I guess I could make my own.. but I thought it would be really inefficient especialy if there was a command for it already built in... I am using it inside a rather large loop so writing it out doesnt seem like something I want to do, but I will if thats all the choice I have..
 
He he there is NO command that will do something that complex!!! (and believe me, for a computer that is VERY complex).

So now what do you do? If you're working with integers, use a loop! There's no other way!

'Course you could actually cheat with your program, i.e. if your doing something like this:
soas' ultra-super-duper power program!!
5^1 = 5
5^2 = 25
5^3 = 125
.
.
.
etc
you can just store the previous result, and each time you output a line just multiply the base by the previous result, or something. Think about it.

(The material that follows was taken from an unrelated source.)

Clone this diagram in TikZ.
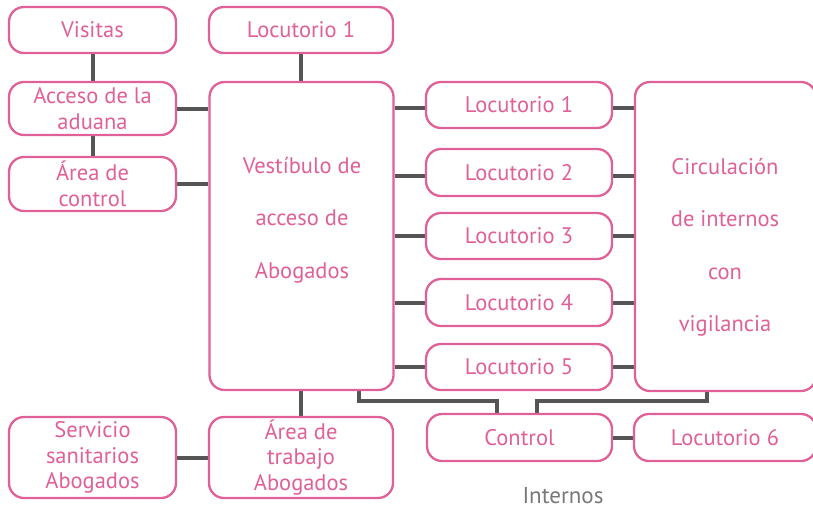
\documentclass[tikz,border=0pt]{standalone}
\usepackage{fontspec}
\setmainfont{PT Sans}
\usetikzlibrary{backgrounds}
\definecolor{rosa}{RGB}{224,96,152}
\definecolor{conn}{RGB}{85,85,85}
\definecolor{gristxt}{RGB}{120,120,120}
\begin{document}
\begin{tikzpicture}[x=1pt,y=-1pt,
  box/.style={draw=rosa,line width=2.3pt,rounded corners=15pt,fill=white,
    text=rosa,align=center,inner sep=0pt,
    font=\fontsize{22.5}{25.5}\selectfont},
  bigtext/.style={text=rosa,align=center,inner sep=0pt,
    font=\fontsize{22.5}{52.5}\selectfont},
  wire/.style={draw=conn,line width=4pt}]
\useasboundingbox (0,0) rectangle (813,509);
% nodes
\node[box,minimum width=167pt,minimum height=46pt] (visitas) at (92.5,30) {Visitas};
\node[box,minimum width=184pt,minimum height=46pt] (loctop) at (301,30) {Locutorio 1};
\node[box,minimum width=167pt,minimum height=53pt] (acceso) at (92.5,108.5) {Acceso de la\\aduana};
\node[box,minimum width=167pt,minimum height=54pt] (areactl) at (92.5,184) {Área de\\control};
\node[box,minimum width=184pt,minimum height=308pt] (vest) at (301.5,236) {};
\node[bigtext] (vesttxt) at (302,220) {Vestíbulo de\\acceso de\\Abogados};
\node[box,minimum width=186pt,minimum height=46pt] (l1) at (519,105) {Locutorio 1};
\node[box,minimum width=186pt,minimum height=47pt] (l2) at (519,172.5) {Locutorio 2};
\node[box,minimum width=186pt,minimum height=46pt] (l3) at (519,236) {Locutorio 3};
\node[box,minimum width=186pt,minimum height=47pt] (l4) at (519,302.5) {Locutorio 4};
\node[box,minimum width=186pt,minimum height=46pt] (l5) at (519,367) {Locutorio 5};
\node[box,minimum width=181pt,minimum height=309pt] (circ) at (725.5,236.5) {};
\node[bigtext] (circtxt) at (725,247.5) {Circulación\\de internos\\con\\vigilancia};
\node[box,minimum width=185pt,minimum height=47pt] (control) at (519.5,437.5) {Control};
\node[box,minimum width=182pt,minimum height=47pt] (loc6) at (725,437.5) {Locutorio 6};
\node[box,minimum width=167pt,minimum height=81pt] (serv) at (92.5,457.5) {Servicio\\sanitarios\\Abogados};
\node[box,minimum width=184pt,minimum height=81pt] (trab) at (301,457.5) {Área de\\trabajo\\Abogados};
\node[text=gristxt,font=\fontsize{23}{25}\selectfont] (internos) at (563,496) {Internos};
% connectors
\begin{pgfonlayer}{background}
\draw[wire] (visitas) -- (acceso);
\draw[wire] (acceso) -- (areactl);
\draw[wire] (acceso.east) -- (acceso.east -| vest.west);
\draw[wire] (areactl.east) -- (areactl.east -| vest.west);
\draw[wire] (loctop.south) -- (loctop.south |- vest.north);
\draw[wire] (trab.north |- vest.south) -- (trab.north);
\draw[wire] (serv) -- (trab);
\foreach \n/\dy in {l1/-3,l2/-3.5,l3/0,l4/-0.5,l5/0}{
  \draw[wire] ([yshift=\dy pt]\n.west -| vest.east) -- ([yshift=\dy pt]\n.west);
  \draw[wire] ([yshift=\dy pt]\n.east) -- ([yshift=\dy pt]\n.east -| circ.west);
}
\draw[wire] (control) -- (loc6);
\coordinate (cl) at ([xshift=-22.5pt]control.north);
\coordinate (cr) at ([xshift=17.5pt]control.north);
\draw[wire] ([xshift=57.5pt]vest.south) |- ([yshift=12pt]cl) -- (cl);
\draw[wire] ([xshift=-18.5pt]circ.south) |- ([yshift=12pt]cr) -- (cr);
\end{pgfonlayer}
\end{tikzpicture}
\end{document}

If you need to work with floating point numbers, however, you can't do loops, because what if the idiot who's using your program wants, say, 2.5 ^ 0.75?

That's when you use logarithms and the weird things they do. (The math coprocessor also does NOT have a way of doing powers directly, by the way.)

Here's how:
we know that:
x = exp(log(x))
log(x^n)=n log x
thus:
x^n=exp(n log x)

So: do a log, then an exp. As it happens, the math coprocessor DOES have a way of getting logs and antilogs, although it uses 2 as the base (but that is acceptable anyway).

Take note also that for older coprocessors, there are limitations on both the log and antilog instructions, better follow them or your coprocessor will MELT DOWN. Just kidding. It will only crash.
"Information has a tendency to be free. Which means someone will always tell you something you don't want to know."